Abstracts

RATIONALE: Two dimensional (2D) interpretation of MRI and FDG-EPT has limitations such as a difficulty of sulco-gyral analysis and an inaccuracy of PET reading due to frequently rotated or tilted PET image and lack of anatomical information. We evaluated the value of three-dimensional(3D) rendering of PET and MRI images for localizing epileptic focus. METHODS: Twenty normal controls and 17 patients with intractable epilepsy were included. Six had temporal lobe epilepsy (TLE) and 11 had extra-TLE. All subjects had FDG-PET and volumetric MRI (1.6 mm thickness). PET-MRI co-registration was performed by automated image registration (AIR). 3D rendering were done using Analyze 7.5 software (Mayo, Rochester). Two reviewers (SBH, WCS) interpreted 2D and 3D PET and MRI with no clinical information. RESULTS: 3D PET of normal controls showed a higher glucose metabolism on frontal lobe and polar and medial occipital regions, but a lower metabolism on parietal, temporal, and lateral occipital regions. However, right and left hemispheres had symmetric glucose metabolism. In the patients, 3D PET localized an epileptic focus in 14/17 (82.4%) while 2D PET found an epileptic focus in 10/17 (58.8%). 3D PET provided a precise anatomical location of hypometabolic zone. In 7 patients, 3D rendering of both PET and MRI were performed. There were 3 neocortical TLE and 4 extra-TLE. 3D MRI found an epileptic lesion in 4/7 (57.1%). 3D PET localized a hypometabolic zone in 5/7 (71.4%), but one of them had multifocal hypometabolic zones.
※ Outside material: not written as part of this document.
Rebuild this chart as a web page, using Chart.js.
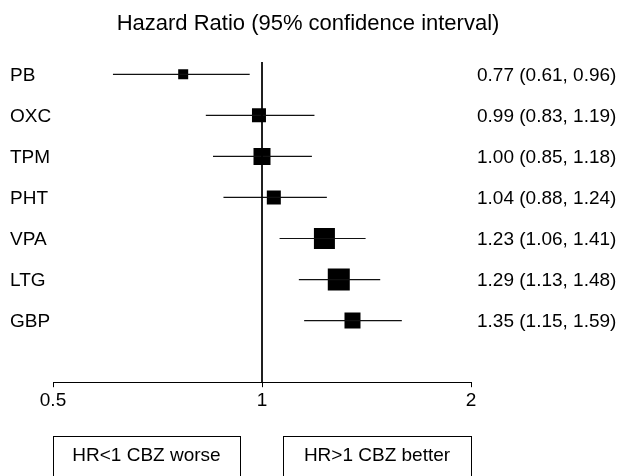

Either 3D PET or 3D MRI localized epileptic focus in 6/7 (85.7%). CONCLUSIONS: 3D PET rendering improved the sensitivity of FDG-PET in localizing epileptic focus and provided a clear anatomical location of functional deficit zone. 3D PET and 3D MRI were complementary for determining an epileptic focus. Hypometabolic zone of FDG-PET included irritative zone and ictal onset zone.